- John Garrick and Judy Kelly in the film
- Directed by: George A. Cooper
- Written by: H. Fowler Mear
- Produced by: Julius Hagen
- Starring: John Garrick Judy Kelly Martin Walker
- Cinematography: Ernest Palmer
- Production company: Twickenham Studios
- Distributed by: RKO
- Release date: 18 March 1935;
- Running time: 66 minutes
- Country: United Kingdom
- Language: English

= Anything Might Happen =

1935 British film by George A. Cooper

Anything Might Happen is a 1934 British crime film directed by George A. Cooper and starring John Garrick, Judy Kelly and Martin Walker. It was written by H. Fowler Mear and made as a quota quickie at Twickenham Studios for release by the American company RKO.

== Preservation status ==
The British Film Institute National Archive holds no stills or ephemera, and no film or video materials.

== Plot ==
Reformed crook Stephen Nicholson is secretly working for the police to help them solve a murder. Kit Dundas, secretary to solicitor Kenneth Waring, believes that Nicholson himself is the murderer, having confused him with his double, Raybourn, whom she had seen leaving the crime scene. The culprit turns out to be Waring.

==Cast==
- John Garrick as Stephen Nicholson / Raybourn
- Judy Kelly as Kit Dundas
- Martin Walker as Kenneth Waring
- Aubrey Mather as Seymour
- D.J. Williams as Brown
- Albert Whelan as Strickland

==Reception==

Kine Weekly wrote: "This crime drama is never lost for a word; it is talk, talk talk from beginning to end. The plot, which hinges on the hackneyed mistaken identity theme, is very complicated, and its development is rendered all the more difficult to follow by reason of the fact that the star plays many roles. John Garrick's performance suggests a histrionic one-man band. A lukewarm thriller this, just passable supporung entertainment for the industrial masses."

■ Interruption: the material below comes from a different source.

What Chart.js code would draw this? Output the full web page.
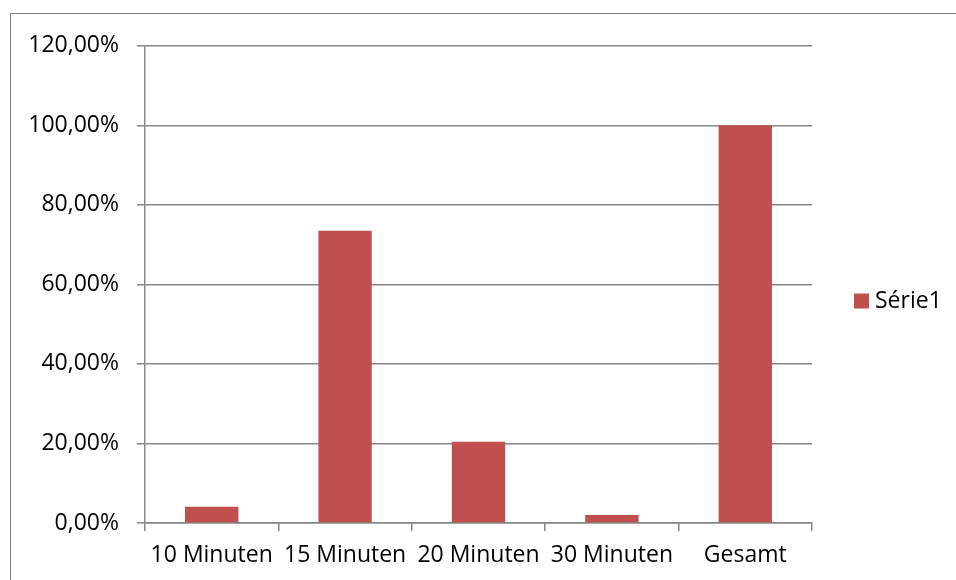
<!DOCTYPE html>
<html>
<head>
<meta charset="utf-8">
<title>Série1</title>
<script src="https://cdn.jsdelivr.net/npm/chart.js@4"></script>
<style>
  html, body { margin: 0; padding: 0; background: #ffffff; overflow: hidden; }
  #frame {
    position: absolute;
    left: 10px;
    top: 13px;
    width: 946px;
    height: 600px;
    border-left: 1px solid #7f7f7f;
    border-top: 1px solid #7f7f7f;
    box-sizing: border-box;
  }
  #chart { display: block; }
</style>
</head>
<body>
<div id="frame"><canvas id="chart" width="945" height="577"></canvas></div>
<script>
// Anteile je Kategorie (Bruchteile von 1)
const categories = ['10 Minuten', '15 Minuten', '20 Minuten', '30 Minuten', 'Gesamt'];
const seriesLabel = 'Série1';
const seriesValues = [0.0408, 0.7347, 0.2041, 0.0204, 1.0];
const axisMin = 0;
const axisMax = 1.2;
const axisStep = 0.2;

const FONT = "'Open Sans', 'Noto Sans', sans-serif";
const GRID = '#868686';
const BAR = '#C0504D';

function formatPercent(v) {
  return (v * 100).toFixed(2).replace('.', ',') + '%';
}

// Legende rechts neben dem Diagrammbereich
const sideLegend = {
  id: 'sideLegend',
  afterDraw(chart) {
    const ctx = chart.ctx;
    const ds = chart.data.datasets[0];
    const x = chart.chartArea.right + 42;
    const cy = chart.height / 2 - 1.5;
    ctx.save();
    ctx.fillStyle = ds.backgroundColor;
    ctx.fillRect(x, cy - 7.5, 15, 15);
    ctx.fillStyle = '#000000';
    ctx.font = '23px ' + FONT;
    ctx.textAlign = 'left';
    ctx.textBaseline = 'middle';
    ctx.fillText(ds.label, x + 21, cy);
    ctx.restore();
  }
};

new Chart(document.getElementById('chart'), {
  type: 'bar',
  data: {
    labels: categories,
    datasets: [{
      label: seriesLabel,
      data: seriesValues,
      backgroundColor: BAR,
      borderWidth: 0,
      barPercentage: 0.4,
      categoryPercentage: 1.0
    }]
  },
  options: {
    responsive: false,
    animation: false,
    events: [],
    layout: { padding: { top: 29, right: 144, left: 0, bottom: 0 } },
    plugins: {
      legend: { display: false },
      tooltip: { enabled: false }
    },
    scales: {
      x: {
        afterFit(scale) { scale.height = 68; },
        grid: {
          display: true,
          offset: true,
          drawOnChartArea: false,
          drawTicks: true,
          tickLength: 8,
          color: GRID,
          lineWidth: 1.5
        },
        border: { display: true, color: GRID, width: 1.5 },
        ticks: {
          color: '#000000',
          font: { family: FONT, size: 23 },
          padding: 11,
          maxRotation: 0,
          autoSkip: false
        }
      },
      y: {
        min: axisMin,
        max: axisMax,
        afterFit(scale) { scale.width = 134; },
        grid: {
          color: GRID,
          lineWidth: 1.5,
          drawTicks: true,
          tickLength: 8
        },
        border: { display: true, color: GRID, width: 1.5 },
        ticks: {
          stepSize: axisStep,
          color: '#000000',
          font: { family: FONT, size: 23 },
          padding: 18,
          callback: (v) => formatPercent(v)
        }
      }
    }
  },
  plugins: [sideLegend]
});
</script>
</body>
</html>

The Daily Film Renter wrote: "Film moves rather slowly, but development provides moderate suspense values. Stagy portrayals by leading players, with effective interior settings. Quota fare for the not-too-critical."

Picturegoer wrote: "A story of mistaken identity complicated in its development and overloaded with dialogue. John Garrick struggles with the triple [sic] role of a reformed crook."